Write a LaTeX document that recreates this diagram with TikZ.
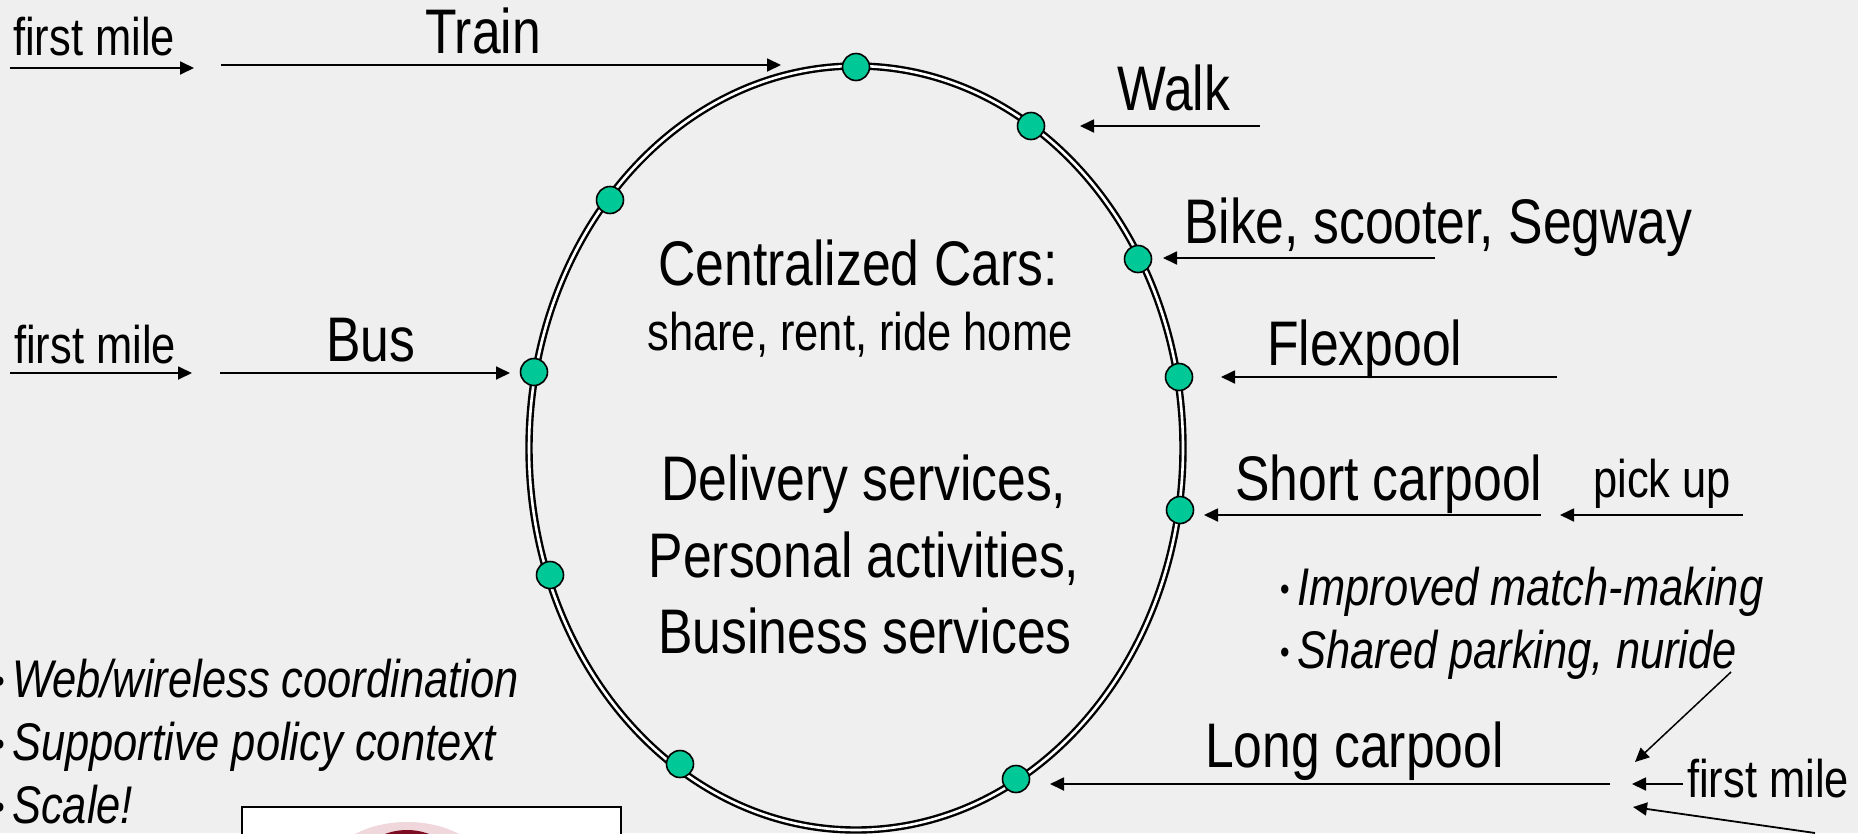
\documentclass[tikz,border=0pt]{standalone}
\usepackage{fontspec}
\setmainfont{Liberation Sans}[FakeStretch=0.82]
\usetikzlibrary{arrows.meta}
\definecolor{bg}{RGB}{239,239,239}
\definecolor{dotgreen}{RGB}{0,200,150}
\definecolor{logored}{RGB}{125,12,32}
\definecolor{logohalo}{RGB}{240,215,220}
\newcommand{\bul}{\makebox[17pt][l]{\raisebox{5pt}{\upshape\fontsize{33}{33}\selectfont •}}}
\tikzset{
  big/.style={font=\fontsize{63}{70}\selectfont, inner sep=0pt, anchor=base west},
  bigc/.style={font=\fontsize{63}{70}\selectfont, inner sep=0pt, anchor=base},
  small/.style={font=\fontsize{53}{60}\selectfont, inner sep=0pt, anchor=base west},
  smallc/.style={font=\fontsize{53}{60}\selectfont, inner sep=0pt, anchor=base},
  note/.style={font=\fontsize{53}{60}\selectfont\itshape, inner sep=0pt, anchor=base west},
  arr/.style={line width=1.8pt, -{Triangle[length=14pt,width=13pt]}},
  stop/.style={circle, draw=black, line width=1.6pt, fill=dotgreen, minimum size=27pt, inner sep=0pt},
  ring/.style={draw=black, line width=2.4pt, double=white, double distance=2.6pt}
}
\begin{document}
\begin{tikzpicture}[x=1pt,y=-1pt]
\useasboundingbox (0,0) rectangle (1858,833);
\fill[bg] (0,0) rectangle (1858,833);

% ring
\draw[ring] (856,448) ellipse [x radius=327pt, y radius=382pt];

% stops on the ring
\node[stop] (sTop)   at (856,67)  {};
\node[stop] (sWalk)  at (1031,126) {};
\node[stop] (sLU)    at (610,200) {};
\node[stop] (sBike)  at (1138,259) {};
\node[stop] (sBus)   at (534,372) {};
\node[stop] (sFlex)  at (1179,377) {};
\node[stop] (sShort) at (1180,510) {};
\node[stop] (sLL)    at (550,575) {};
\node[stop] (sBL)    at (680,764) {};
\node[stop] (sLong)  at (1016,779) {};

% arrow end points
\coordinate (fmA1) at (10,68);   \coordinate (fmB1) at (194,68);
\coordinate (trA) at (221,65);   \coordinate (trB) at (781,65);
\coordinate (fmA2) at (10,373);  \coordinate (fmB2) at (192,373);
\coordinate (buA) at (220,373);  \coordinate (buB) at (510,373);
\coordinate (waA) at (1260,126); \coordinate (waB) at (1080,126);
\coordinate (biA) at (1435,258); \coordinate (biB) at (1163,258);
\coordinate (flA) at (1557,377); \coordinate (flB) at (1221,377);
\coordinate (shA) at (1541,515); \coordinate (shB) at (1204,515);
\coordinate (puA) at (1743,515); \coordinate (puB) at (1560,515);
\coordinate (loA) at (1610,784); \coordinate (loB) at (1050,784);
\coordinate (fmA3) at (1683,784); \coordinate (fmB3) at (1632,784);
\coordinate (nuA) at (1731,672); \coordinate (nuB) at (1635,762);
\coordinate (btA) at (1815,833); \coordinate (btB) at (1633,807);

\draw[arr] (fmA1) -- (fmB1);
\draw[arr] (trA) -- (trB);
\draw[arr] (fmA2) -- (fmB2);
\draw[arr] (buA) -- (buB);
\draw[arr] (waA) -- (waB);
\draw[arr] (biA) -- (biB);
\draw[arr] (flA) -- (flB);
\draw[arr] (shA) -- (shB);
\draw[arr] (puA) -- (puB);
\draw[arr] (loA) -- (loB);
\draw[arr] (fmA3) -- (fmB3);
\draw[arr, line width=1.5pt] (nuA) -- (nuB);
\draw[arr] (btA) -- (btB);

% labels
\node[small] (tFm1) at (13,55) {first mile};
\node[big] (tTrain) at (425,53) {Train};
\node[small] (tFm2) at (14,363) {first mile};
\node[big] (tBus) at (326,361) {Bus};
\node[big] (tWalk) at (1117,110) {Walk};
\node[big] (tBike) at (1184,243) {Bike, scooter, Segway};
\node[big] (tFlex) at (1267,365) {Flexpool};
\node[big] (tShort) at (1235,500) {Short carpool};
\node[small] (tPick) at (1593,497) {pick up};
\node[big] (tLong) at (1205,767) {Long carpool};
\node[small] (tFm3) at (1687,797) {first mile};

\node[bigc] (tCent) at (858,285) {Centralized Cars:};
\node[smallc] (tShare) at (860,350) {share, rent, ride home};
\node[bigc] (tDel) at (864,500) {Delivery services,};
\node[bigc] (tPers) at (864,577) {Personal activities,};
\node[bigc] (tBus2) at (865,653) {Business services};

\node[note] (nImp) at (1280,605) {\bul Improved match-making};
\node[note] (nSha) at (1280,668) {\bul Shared parking, nuride};
\node[note] (nWeb) at (-5,697) {\bul Web/wireless coordination};
\node[note] (nSup) at (-5,760) {\bul Supportive policy context};
\node[note] (nSca) at (-5,823) {\bul Scale!};

% logo box (cut off at the bottom)
\begin{scope}
\clip (0,0) rectangle (1858,833);
\draw[fill=white, line width=1.5pt] (242,807) rectangle (621,850);
\fill[logohalo] (407,872) ellipse [x radius=80pt, y radius=50pt];
\fill[logored] (407,872) ellipse [x radius=52pt, y radius=42pt];
\end{scope}
\end{tikzpicture}
\end{document}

────

* Objective *
Restate the data above word for word. Do not include the images.

* Solved problem *
Write a LaTeX document that recreates this diagram with TikZ.
\documentclass[tikz,border=0pt]{standalone}
\usepackage{fontspec}
\setmainfont{Liberation Sans}[FakeStretch=0.82]
\usetikzlibrary{arrows.meta}
\definecolor{bg}{RGB}{239,239,239}
\definecolor{dotgreen}{RGB}{0,200,150}
\definecolor{logored}{RGB}{125,12,32}
\definecolor{logohalo}{RGB}{240,215,220}
\newcommand{\bul}{\makebox[17pt][l]{\raisebox{5pt}{\upshape\fontsize{33}{33}\selectfont •}}}
\tikzset{
  big/.style={font=\fontsize{63}{70}\selectfont, inner sep=0pt, anchor=base west},
  bigc/.style={font=\fontsize{63}{70}\selectfont, inner sep=0pt, anchor=base},
  small/.style={font=\fontsize{53}{60}\selectfont, inner sep=0pt, anchor=base west},
  smallc/.style={font=\fontsize{53}{60}\selectfont, inner sep=0pt, anchor=base},
  note/.style={font=\fontsize{53}{60}\selectfont\itshape, inner sep=0pt, anchor=base west},
  arr/.style={line width=1.8pt, -{Triangle[length=14pt,width=13pt]}},
  stop/.style={circle, draw=black, line width=1.6pt, fill=dotgreen, minimum size=27pt, inner sep=0pt},
  ring/.style={draw=black, line width=2.4pt, double=white, double distance=2.6pt}
}
\begin{document}
\begin{tikzpicture}[x=1pt,y=-1pt]
\useasboundingbox (0,0) rectangle (1858,833);
\fill[bg] (0,0) rectangle (1858,833);

% ring
\draw[ring] (856,448) ellipse [x radius=327pt, y radius=382pt];

% stops on the ring
\node[stop] (sTop)   at (856,67)  {};
\node[stop] (sWalk)  at (1031,126) {};
\node[stop] (sLU)    at (610,200) {};
\node[stop] (sBike)  at (1138,259) {};
\node[stop] (sBus)   at (534,372) {};
\node[stop] (sFlex)  at (1179,377) {};
\node[stop] (sShort) at (1180,510) {};
\node[stop] (sLL)    at (550,575) {};
\node[stop] (sBL)    at (680,764) {};
\node[stop] (sLong)  at (1016,779) {};

% arrow end points
\coordinate (fmA1) at (10,68);   \coordinate (fmB1) at (194,68);
\coordinate (trA) at (221,65);   \coordinate (trB) at (781,65);
\coordinate (fmA2) at (10,373);  \coordinate (fmB2) at (192,373);
\coordinate (buA) at (220,373);  \coordinate (buB) at (510,373);
\coordinate (waA) at (1260,126); \coordinate (waB) at (1080,126);
\coordinate (biA) at (1435,258); \coordinate (biB) at (1163,258);
\coordinate (flA) at (1557,377); \coordinate (flB) at (1221,377);
\coordinate (shA) at (1541,515); \coordinate (shB) at (1204,515);
\coordinate (puA) at (1743,515); \coordinate (puB) at (1560,515);
\coordinate (loA) at (1610,784); \coordinate (loB) at (1050,784);
\coordinate (fmA3) at (1683,784); \coordinate (fmB3) at (1632,784);
\coordinate (nuA) at (1731,672); \coordinate (nuB) at (1635,762);
\coordinate (btA) at (1815,833); \coordinate (btB) at (1633,807);

\draw[arr] (fmA1) -- (fmB1);
\draw[arr] (trA) -- (trB);
\draw[arr] (fmA2) -- (fmB2);
\draw[arr] (buA) -- (buB);
\draw[arr] (waA) -- (waB);
\draw[arr] (biA) -- (biB);
\draw[arr] (flA) -- (flB);
\draw[arr] (shA) -- (shB);
\draw[arr] (puA) -- (puB);
\draw[arr] (loA) -- (loB);
\draw[arr] (fmA3) -- (fmB3);
\draw[arr, line width=1.5pt] (nuA) -- (nuB);
\draw[arr] (btA) -- (btB);

% labels
\node[small] (tFm1) at (13,55) {first mile};
\node[big] (tTrain) at (425,53) {Train};
\node[small] (tFm2) at (14,363) {first mile};
\node[big] (tBus) at (326,361) {Bus};
\node[big] (tWalk) at (1117,110) {Walk};
\node[big] (tBike) at (1184,243) {Bike, scooter, Segway};
\node[big] (tFlex) at (1267,365) {Flexpool};
\node[big] (tShort) at (1235,500) {Short carpool};
\node[small] (tPick) at (1593,497) {pick up};
\node[big] (tLong) at (1205,767) {Long carpool};
\node[small] (tFm3) at (1687,797) {first mile};

\node[bigc] (tCent) at (858,285) {Centralized Cars:};
\node[smallc] (tShare) at (860,350) {share, rent, ride home};
\node[bigc] (tDel) at (864,500) {Delivery services,};
\node[bigc] (tPers) at (864,577) {Personal activities,};
\node[bigc] (tBus2) at (865,653) {Business services};

\node[note] (nImp) at (1280,605) {\bul Improved match-making};
\node[note] (nSha) at (1280,668) {\bul Shared parking, nuride};
\node[note] (nWeb) at (-5,697) {\bul Web/wireless coordination};
\node[note] (nSup) at (-5,760) {\bul Supportive policy context};
\node[note] (nSca) at (-5,823) {\bul Scale!};

% logo box (cut off at the bottom)
\begin{scope}
\clip (0,0) rectangle (1858,833);
\draw[fill=white, line width=1.5pt] (242,807) rectangle (621,850);
\fill[logohalo] (407,872) ellipse [x radius=80pt, y radius=50pt];
\fill[logored] (407,872) ellipse [x radius=52pt, y radius=42pt];
\end{scope}
\end{tikzpicture}
\end{document}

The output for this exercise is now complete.